Fox’s New Girl is one of the funniest, most fun comedies on network television right now, putting it on the short list with Parks and Recreation, Community, Brooklyn Nine-Nine, and not much else. This is a good thing. It’s premise and characters also may have been lifted wholesale from an unproduced screenplay titled Square One, if a lawsuit filed in California late last week is to be believed. This is, potentially, less good.

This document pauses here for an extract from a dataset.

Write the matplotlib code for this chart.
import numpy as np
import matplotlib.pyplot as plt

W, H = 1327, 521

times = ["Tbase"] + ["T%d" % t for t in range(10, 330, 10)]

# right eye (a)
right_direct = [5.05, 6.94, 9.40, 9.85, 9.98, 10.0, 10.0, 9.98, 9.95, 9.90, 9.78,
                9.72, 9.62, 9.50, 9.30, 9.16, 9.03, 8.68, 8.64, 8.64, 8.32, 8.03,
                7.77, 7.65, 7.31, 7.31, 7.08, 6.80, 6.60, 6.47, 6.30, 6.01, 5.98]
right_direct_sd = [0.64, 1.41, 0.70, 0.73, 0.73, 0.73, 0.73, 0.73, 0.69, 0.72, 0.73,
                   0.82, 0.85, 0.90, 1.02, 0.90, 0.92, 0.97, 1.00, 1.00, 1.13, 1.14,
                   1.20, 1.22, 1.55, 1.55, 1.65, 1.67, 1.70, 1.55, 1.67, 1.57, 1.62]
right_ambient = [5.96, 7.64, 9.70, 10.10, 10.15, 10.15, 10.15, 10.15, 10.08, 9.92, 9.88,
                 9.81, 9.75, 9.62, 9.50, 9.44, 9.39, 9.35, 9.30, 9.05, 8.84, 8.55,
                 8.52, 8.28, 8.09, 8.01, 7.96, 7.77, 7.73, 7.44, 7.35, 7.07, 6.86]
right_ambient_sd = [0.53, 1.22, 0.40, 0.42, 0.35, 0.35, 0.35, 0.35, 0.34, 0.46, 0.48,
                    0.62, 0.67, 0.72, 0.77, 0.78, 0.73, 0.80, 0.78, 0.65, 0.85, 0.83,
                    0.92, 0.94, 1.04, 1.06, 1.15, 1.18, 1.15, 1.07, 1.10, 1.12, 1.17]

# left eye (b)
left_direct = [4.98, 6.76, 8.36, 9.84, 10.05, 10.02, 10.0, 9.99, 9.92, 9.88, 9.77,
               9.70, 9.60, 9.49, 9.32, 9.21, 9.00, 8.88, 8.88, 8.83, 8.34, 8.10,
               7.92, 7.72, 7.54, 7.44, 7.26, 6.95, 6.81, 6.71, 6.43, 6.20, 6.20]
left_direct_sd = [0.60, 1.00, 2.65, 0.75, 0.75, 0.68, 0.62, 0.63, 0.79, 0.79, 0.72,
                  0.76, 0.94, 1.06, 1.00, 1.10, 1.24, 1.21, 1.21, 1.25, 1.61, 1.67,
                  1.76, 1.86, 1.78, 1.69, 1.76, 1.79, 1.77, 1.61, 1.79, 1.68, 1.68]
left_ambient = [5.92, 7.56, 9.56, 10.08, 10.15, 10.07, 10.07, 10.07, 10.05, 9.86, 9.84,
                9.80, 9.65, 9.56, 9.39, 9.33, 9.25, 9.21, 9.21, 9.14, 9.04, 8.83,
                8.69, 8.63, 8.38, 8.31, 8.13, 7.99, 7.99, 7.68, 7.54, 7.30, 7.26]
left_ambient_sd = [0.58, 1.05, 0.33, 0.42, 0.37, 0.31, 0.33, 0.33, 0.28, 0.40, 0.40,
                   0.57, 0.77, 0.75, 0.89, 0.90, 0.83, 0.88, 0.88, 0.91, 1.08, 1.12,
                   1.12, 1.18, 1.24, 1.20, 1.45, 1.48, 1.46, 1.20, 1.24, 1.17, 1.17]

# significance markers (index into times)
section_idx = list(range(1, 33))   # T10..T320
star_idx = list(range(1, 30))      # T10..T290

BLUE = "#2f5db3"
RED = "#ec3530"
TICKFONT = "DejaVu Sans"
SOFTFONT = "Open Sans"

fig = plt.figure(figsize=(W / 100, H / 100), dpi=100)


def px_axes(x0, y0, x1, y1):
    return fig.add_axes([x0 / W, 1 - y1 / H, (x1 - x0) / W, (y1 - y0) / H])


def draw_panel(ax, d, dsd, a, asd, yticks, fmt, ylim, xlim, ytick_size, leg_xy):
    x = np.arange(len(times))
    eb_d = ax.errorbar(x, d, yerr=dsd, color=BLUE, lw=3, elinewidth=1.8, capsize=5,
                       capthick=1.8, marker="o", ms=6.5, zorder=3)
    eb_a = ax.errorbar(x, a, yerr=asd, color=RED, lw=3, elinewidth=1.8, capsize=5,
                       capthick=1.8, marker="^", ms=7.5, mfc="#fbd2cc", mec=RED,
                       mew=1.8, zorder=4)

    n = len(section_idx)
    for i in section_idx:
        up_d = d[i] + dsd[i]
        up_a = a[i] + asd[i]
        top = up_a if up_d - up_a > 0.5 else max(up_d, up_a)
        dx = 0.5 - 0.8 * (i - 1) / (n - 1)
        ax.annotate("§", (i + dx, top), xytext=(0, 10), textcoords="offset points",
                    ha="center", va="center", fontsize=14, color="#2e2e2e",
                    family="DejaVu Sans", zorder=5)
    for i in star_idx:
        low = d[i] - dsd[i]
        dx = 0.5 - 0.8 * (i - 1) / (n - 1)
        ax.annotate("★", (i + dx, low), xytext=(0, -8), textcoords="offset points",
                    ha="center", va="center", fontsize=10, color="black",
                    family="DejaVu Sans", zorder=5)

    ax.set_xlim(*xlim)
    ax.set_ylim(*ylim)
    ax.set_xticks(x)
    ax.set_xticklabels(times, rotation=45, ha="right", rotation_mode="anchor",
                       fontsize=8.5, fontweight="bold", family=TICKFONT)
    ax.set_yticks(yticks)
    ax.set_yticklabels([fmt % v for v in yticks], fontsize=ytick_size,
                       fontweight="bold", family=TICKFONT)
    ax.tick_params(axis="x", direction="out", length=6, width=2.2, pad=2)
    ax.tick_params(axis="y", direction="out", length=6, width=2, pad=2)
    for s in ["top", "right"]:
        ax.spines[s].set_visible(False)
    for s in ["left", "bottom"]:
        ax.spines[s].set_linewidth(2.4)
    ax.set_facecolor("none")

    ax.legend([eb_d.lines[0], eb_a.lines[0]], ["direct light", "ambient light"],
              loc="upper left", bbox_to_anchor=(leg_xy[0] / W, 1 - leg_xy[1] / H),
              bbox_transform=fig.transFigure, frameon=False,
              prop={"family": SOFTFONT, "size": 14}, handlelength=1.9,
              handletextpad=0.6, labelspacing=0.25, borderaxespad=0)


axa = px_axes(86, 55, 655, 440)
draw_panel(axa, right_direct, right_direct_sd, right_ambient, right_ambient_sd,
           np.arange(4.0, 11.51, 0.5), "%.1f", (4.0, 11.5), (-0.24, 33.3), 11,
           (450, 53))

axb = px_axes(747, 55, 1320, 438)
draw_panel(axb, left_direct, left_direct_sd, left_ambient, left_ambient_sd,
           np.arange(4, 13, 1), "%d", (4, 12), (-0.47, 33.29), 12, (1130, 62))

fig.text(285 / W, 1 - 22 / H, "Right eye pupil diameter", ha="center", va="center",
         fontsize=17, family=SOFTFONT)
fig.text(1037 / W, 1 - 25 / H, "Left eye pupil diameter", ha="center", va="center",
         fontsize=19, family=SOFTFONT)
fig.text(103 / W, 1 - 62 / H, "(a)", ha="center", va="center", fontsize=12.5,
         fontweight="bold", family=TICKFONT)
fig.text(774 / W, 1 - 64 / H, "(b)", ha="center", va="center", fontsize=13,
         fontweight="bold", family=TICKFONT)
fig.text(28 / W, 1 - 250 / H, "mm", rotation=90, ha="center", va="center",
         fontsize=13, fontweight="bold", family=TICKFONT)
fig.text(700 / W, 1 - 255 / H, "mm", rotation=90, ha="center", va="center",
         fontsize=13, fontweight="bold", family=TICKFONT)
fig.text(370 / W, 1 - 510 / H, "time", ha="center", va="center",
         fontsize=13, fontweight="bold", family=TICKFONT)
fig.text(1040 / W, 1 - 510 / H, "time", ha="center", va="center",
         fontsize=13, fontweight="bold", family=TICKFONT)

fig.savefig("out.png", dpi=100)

Here’s the gist of it: According to Stephanie Counts and Shari Gold, they wrote a script back in 2006 that was based on “Stephanie’s real-life experience when she discovered her husband was having an affair, leading her to move into a three-man bachelor pad.” Eventually they, and their script, ended up at talent agency WME, where things all went south rather quickly. Then, in 2011, they became aware that another WME client, Elizabeth Meriweather, was shopping a television script with a logline and summary that sounded “remarkably similar to Square One,” and that script went on to become the hit network sitcom New Girl. Bing bang boom. Lawsuit.

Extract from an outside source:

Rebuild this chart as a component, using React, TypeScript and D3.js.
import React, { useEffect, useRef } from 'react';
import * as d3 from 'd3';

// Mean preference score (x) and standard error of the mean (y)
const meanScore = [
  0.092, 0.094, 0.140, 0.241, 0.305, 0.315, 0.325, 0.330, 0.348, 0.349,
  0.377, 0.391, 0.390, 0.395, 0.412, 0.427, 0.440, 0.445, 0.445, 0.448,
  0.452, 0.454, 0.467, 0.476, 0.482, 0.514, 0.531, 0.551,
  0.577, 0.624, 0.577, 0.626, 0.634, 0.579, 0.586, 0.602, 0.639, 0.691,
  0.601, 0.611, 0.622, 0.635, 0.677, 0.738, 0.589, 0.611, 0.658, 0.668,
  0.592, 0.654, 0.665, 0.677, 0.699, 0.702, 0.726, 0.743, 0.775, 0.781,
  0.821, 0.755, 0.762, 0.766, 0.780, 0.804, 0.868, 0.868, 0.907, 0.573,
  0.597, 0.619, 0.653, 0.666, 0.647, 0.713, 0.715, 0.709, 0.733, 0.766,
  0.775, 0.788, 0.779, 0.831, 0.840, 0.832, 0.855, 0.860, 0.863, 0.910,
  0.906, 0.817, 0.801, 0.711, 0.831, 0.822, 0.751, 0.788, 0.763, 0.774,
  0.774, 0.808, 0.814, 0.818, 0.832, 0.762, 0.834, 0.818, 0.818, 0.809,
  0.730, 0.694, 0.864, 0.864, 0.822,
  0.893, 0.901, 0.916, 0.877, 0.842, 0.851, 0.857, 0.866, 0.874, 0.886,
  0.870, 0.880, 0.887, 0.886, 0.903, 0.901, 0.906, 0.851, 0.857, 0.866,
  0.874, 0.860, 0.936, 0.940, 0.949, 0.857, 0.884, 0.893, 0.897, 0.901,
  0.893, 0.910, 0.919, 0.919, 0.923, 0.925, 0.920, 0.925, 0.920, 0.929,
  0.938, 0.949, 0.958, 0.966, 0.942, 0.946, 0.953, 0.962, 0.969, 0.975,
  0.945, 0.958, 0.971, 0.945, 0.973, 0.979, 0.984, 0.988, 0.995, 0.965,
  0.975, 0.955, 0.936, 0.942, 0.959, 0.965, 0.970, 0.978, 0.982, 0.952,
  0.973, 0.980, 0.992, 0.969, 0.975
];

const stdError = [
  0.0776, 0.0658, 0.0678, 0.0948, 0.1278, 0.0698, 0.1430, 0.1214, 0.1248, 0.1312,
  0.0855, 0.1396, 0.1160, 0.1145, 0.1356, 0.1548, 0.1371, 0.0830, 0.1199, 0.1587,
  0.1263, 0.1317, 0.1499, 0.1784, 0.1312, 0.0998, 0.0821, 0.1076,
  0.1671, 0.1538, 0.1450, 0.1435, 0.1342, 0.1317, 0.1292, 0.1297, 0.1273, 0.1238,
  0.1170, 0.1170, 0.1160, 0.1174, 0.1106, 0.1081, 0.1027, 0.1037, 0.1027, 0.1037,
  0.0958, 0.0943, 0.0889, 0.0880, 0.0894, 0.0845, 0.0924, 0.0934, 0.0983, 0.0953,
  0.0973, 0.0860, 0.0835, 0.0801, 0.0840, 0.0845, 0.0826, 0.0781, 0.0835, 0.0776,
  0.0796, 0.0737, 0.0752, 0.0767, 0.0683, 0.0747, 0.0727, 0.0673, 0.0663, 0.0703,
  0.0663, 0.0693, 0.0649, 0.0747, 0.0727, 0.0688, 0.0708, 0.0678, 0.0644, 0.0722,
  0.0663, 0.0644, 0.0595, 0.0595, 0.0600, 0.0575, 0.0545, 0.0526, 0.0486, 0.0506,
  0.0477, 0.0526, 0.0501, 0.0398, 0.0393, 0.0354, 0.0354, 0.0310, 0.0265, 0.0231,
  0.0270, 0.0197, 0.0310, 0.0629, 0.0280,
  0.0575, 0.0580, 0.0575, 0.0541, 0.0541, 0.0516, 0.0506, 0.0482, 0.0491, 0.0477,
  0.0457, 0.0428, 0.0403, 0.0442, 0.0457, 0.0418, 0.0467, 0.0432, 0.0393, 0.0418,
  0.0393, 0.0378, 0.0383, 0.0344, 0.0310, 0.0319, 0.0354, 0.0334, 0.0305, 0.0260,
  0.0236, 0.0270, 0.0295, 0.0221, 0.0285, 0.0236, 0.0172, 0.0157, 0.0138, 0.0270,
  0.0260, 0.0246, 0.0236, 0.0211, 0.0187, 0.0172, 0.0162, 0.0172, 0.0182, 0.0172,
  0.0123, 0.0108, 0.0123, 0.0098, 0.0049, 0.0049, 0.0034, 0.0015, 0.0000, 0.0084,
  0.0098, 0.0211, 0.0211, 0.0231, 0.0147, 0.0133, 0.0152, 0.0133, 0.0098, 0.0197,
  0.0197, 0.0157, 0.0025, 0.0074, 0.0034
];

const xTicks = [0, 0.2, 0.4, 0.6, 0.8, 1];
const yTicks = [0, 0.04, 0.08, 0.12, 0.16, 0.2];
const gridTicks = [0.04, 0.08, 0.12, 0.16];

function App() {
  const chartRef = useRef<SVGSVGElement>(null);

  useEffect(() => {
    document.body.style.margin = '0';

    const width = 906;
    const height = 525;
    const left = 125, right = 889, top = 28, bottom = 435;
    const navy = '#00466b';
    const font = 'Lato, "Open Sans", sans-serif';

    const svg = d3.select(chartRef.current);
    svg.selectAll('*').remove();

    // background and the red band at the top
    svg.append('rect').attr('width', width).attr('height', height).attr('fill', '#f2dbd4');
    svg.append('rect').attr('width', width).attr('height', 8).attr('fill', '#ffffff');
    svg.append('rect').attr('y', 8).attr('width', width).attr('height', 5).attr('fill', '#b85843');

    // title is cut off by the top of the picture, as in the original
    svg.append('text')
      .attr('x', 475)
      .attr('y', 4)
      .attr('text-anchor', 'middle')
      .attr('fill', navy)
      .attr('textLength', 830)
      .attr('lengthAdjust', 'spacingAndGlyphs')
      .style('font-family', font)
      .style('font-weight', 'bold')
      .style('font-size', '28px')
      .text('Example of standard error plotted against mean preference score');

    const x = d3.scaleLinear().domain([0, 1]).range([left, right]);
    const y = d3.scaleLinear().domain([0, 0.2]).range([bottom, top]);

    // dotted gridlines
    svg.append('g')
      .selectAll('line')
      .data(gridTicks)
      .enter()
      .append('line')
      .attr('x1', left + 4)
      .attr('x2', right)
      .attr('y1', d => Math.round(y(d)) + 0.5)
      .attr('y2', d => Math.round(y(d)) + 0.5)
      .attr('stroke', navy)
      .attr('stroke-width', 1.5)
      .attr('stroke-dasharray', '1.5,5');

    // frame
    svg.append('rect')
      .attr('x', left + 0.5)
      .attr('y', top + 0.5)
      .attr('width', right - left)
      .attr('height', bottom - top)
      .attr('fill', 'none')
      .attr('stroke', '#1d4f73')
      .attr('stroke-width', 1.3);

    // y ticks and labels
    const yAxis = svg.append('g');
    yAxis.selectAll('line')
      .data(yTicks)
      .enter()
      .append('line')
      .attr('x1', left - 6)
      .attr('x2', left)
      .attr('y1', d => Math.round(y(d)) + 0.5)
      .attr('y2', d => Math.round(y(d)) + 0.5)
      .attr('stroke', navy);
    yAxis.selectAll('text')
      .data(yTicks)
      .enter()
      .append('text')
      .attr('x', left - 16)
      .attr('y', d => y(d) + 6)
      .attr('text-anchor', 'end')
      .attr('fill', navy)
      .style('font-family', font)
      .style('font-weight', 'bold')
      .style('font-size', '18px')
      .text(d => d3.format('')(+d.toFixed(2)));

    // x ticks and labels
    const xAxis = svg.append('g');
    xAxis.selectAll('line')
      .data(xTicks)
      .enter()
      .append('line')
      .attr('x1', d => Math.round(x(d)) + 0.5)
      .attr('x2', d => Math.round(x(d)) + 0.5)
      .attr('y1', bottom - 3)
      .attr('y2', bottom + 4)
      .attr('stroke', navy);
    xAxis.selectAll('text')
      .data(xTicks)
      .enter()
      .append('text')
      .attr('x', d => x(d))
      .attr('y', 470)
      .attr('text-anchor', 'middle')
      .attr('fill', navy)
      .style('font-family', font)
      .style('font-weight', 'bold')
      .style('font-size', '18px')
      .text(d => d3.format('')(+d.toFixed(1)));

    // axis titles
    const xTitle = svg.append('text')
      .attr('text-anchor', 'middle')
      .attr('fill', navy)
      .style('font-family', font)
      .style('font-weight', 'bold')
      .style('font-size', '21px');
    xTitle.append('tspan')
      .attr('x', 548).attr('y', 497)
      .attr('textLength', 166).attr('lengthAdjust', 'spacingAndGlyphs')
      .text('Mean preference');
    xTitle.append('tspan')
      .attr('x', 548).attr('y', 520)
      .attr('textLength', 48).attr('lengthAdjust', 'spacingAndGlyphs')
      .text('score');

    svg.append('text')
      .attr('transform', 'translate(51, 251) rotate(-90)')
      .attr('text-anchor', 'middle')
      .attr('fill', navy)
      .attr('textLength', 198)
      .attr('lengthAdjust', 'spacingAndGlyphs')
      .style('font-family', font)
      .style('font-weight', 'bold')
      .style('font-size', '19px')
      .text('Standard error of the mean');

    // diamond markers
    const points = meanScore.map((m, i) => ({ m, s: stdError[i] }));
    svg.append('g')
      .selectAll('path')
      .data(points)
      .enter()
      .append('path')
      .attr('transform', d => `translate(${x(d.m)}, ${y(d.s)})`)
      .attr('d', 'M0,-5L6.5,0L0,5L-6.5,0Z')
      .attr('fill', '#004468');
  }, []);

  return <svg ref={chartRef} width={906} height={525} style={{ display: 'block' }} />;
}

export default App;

But that just proves one part of the claim, the alleged access to the source material. (You can’t “copy” something you’ve never seen and/or were never aware of.) What of the substance? Well, according to the lawsuit, the differences are “so small and insignificant that they cannot be afforded copyright protection, and are, in fact, nothing more than transparent attempts to hide Defendants’ blatant plagiarism” and “more akin to eraser marks or ink blots on Stephanie and Shari’s creation and cannot be treated as original expression.” Defamer has a fairly extensive list of the similarities in question, but here’s a quick and dirty version from THR:
The complaint offers several pages of claimed similarities. Among them: “both protagonists are awkward, quirky women around the age of 30;” “the plot of both works revolves around the protagonist moving in with three guys;” “the three new guy roommates in each work have identical personality traits;” “the best friend in each work is named ‘CeC’” or has the initials ‘C.C.;'” and “the protagonists are both sexually inexperienced.”

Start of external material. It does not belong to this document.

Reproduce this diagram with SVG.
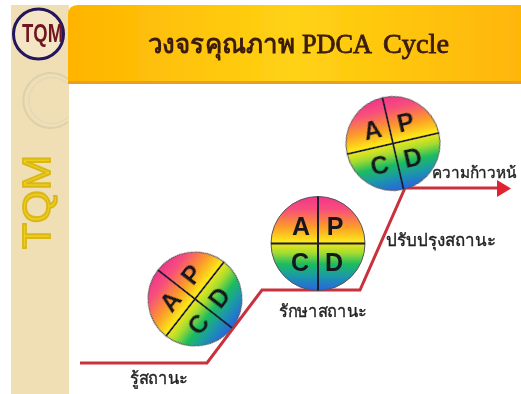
<svg xmlns="http://www.w3.org/2000/svg" width="521" height="394" viewBox="0 0 521 394">
<style>
.th{font-family:"Noto Sans","DejaVu Sans","Liberation Sans",sans-serif;font-size:17px;fill:#222;stroke:#222;stroke-width:.35}
.l{font-family:"Liberation Sans",sans-serif;font-size:25px;font-weight:700;fill:#14141e;text-anchor:middle}
.d{stroke:#1d1a30;stroke-width:2;fill:none}
.ti{font-family:"Liberation Serif",serif;font-size:27px;fill:#3a1c0c;stroke:#3a1c0c;stroke-width:.8}
</style>
<defs>
<linearGradient id="hdr" x1="0" x2="1" y1="0" y2="0"><stop offset="0" stop-color="#ffb400"/><stop offset=".5" stop-color="#ffd214"/><stop offset="1" stop-color="#ffb606"/></linearGradient>
<linearGradient id="rb" x1="0" x2="0" y1="0" y2="1"><stop offset="0" stop-color="#f0358c"/><stop offset=".14" stop-color="#f8507a"/><stop offset=".32" stop-color="#fc9a2a"/><stop offset=".48" stop-color="#fde818"/><stop offset=".6" stop-color="#a4dc30"/><stop offset=".72" stop-color="#1cbc60"/><stop offset=".85" stop-color="#1a98a8"/><stop offset="1" stop-color="#2a64e0"/></linearGradient>
<filter id="soft" x="-5%" y="-5%" width="110%" height="110%"><feGaussianBlur stdDeviation=".6"/></filter>
<g id="pdca">
<circle r="47" fill="url(#rb)" stroke="#555" stroke-width="1"/>
<path class="d" d="M-47 0H47M0 -47V47"/>
<text class="l" x="-17" y="-9">A</text><text class="l" x="17" y="-9">P</text>
<text class="l" x="-18" y="27">C</text><text class="l" x="16" y="27">D</text>
</g>
</defs>
<rect width="521" height="394" fill="#fff"/>
<g id="sidebar" filter="url(#soft)">
<rect x="11" y="5" width="58" height="389" fill="#f0dfb4"/>
<path d="M68 79A27.500 27.500 0 1 0 68 122" fill="none" stroke="#ddd0ac" stroke-width="2"/>
<path d="M68 84A23 23 0 1 0 68 117" fill="none" stroke="#e4d8b8" stroke-width="1.500"/>
<text transform="translate(50 249) rotate(-90)" font-family="Liberation Sans,sans-serif" font-size="38" fill="#f0cc1c" stroke="#d8b818" stroke-width="1.800" textLength="94" lengthAdjust="spacingAndGlyphs">TQM</text>
</g>
<g id="logo" filter="url(#soft)">
<circle cx="38.500" cy="34" r="25" fill="#f4e6c4" stroke="#24145c" stroke-width="3"/>
<text x="22" y="42" font-family="Liberation Sans,sans-serif" font-size="25" font-weight="700" fill="#6e1420" textLength="41" lengthAdjust="spacingAndGlyphs">TQM</text>
</g>
<g id="header" filter="url(#soft)">
<path d="M68 84V15Q68 5 78 5H521V84Z" fill="url(#hdr)"/>
<rect x="68" y="81" width="453" height="3" fill="#e8a020"/>
<text x="148" y="53" font-family="'Noto Sans','DejaVu Sans',sans-serif" font-size="27" font-weight="700" fill="#3a1c0c" textLength="147" lengthAdjust="spacingAndGlyphs">วงจรคุณภาพ</text>
<text class="ti" x="302" y="53" textLength="70" lengthAdjust="spacingAndGlyphs">PDCA</text>
<text class="ti" x="383" y="53" textLength="66" lengthAdjust="spacingAndGlyphs">Cycle</text>
</g>
<g id="connectors" filter="url(#soft)">
<path d="M80 363H207L262 290H360L405 188H498" fill="none" stroke="#c8303c" stroke-width="3"/>
<path d="M497 180L511 188.500L497 197Z" fill="#e02030"/>
</g>
<g id="circle-1" transform="translate(195 299) rotate(-52)" filter="url(#soft)"><use href="#pdca"/></g>
<g id="circle-2" transform="translate(318 243.500)" filter="url(#soft)"><use href="#pdca"/></g>
<g id="circle-3" transform="translate(393 143.500) rotate(-13)" filter="url(#soft)"><use href="#pdca"/></g>
<g id="labels" filter="url(#soft)">
<text class="th" x="130" y="384" textLength="58" lengthAdjust="spacingAndGlyphs">รู้สถานะ</text>
<text class="th" x="279" y="317" textLength="88" lengthAdjust="spacingAndGlyphs">รักษาสถานะ</text>
<text class="th" x="386" y="246" textLength="110" lengthAdjust="spacingAndGlyphs">ปรับปรุงสถานะ</text>
<text class="th" x="432" y="178" style="font-size:15.500px" textLength="85" lengthAdjust="spacingAndGlyphs">ความก้าวหน้</text>
</g>
</svg>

Some of those are pretty vague (awkward, quirky 30-year-old female protagonists ain’t exactly in short supply), but some seem a little more damning, if they’re true. And, again, please make note of all the “claims” and “according tos” in this story, as the whole point of a lawsuit like this is to portray yourself in the best light possible and make the other side look like someone who would kick a puppy just, like, because. (Legal tip: Always helps to have a picture of your opponent kicking a puppy.) All anyone knows at this point is that the lawyers are getting paid. Hopefully one of them calls Prince in for a deposition. After all, he’s an interested party now.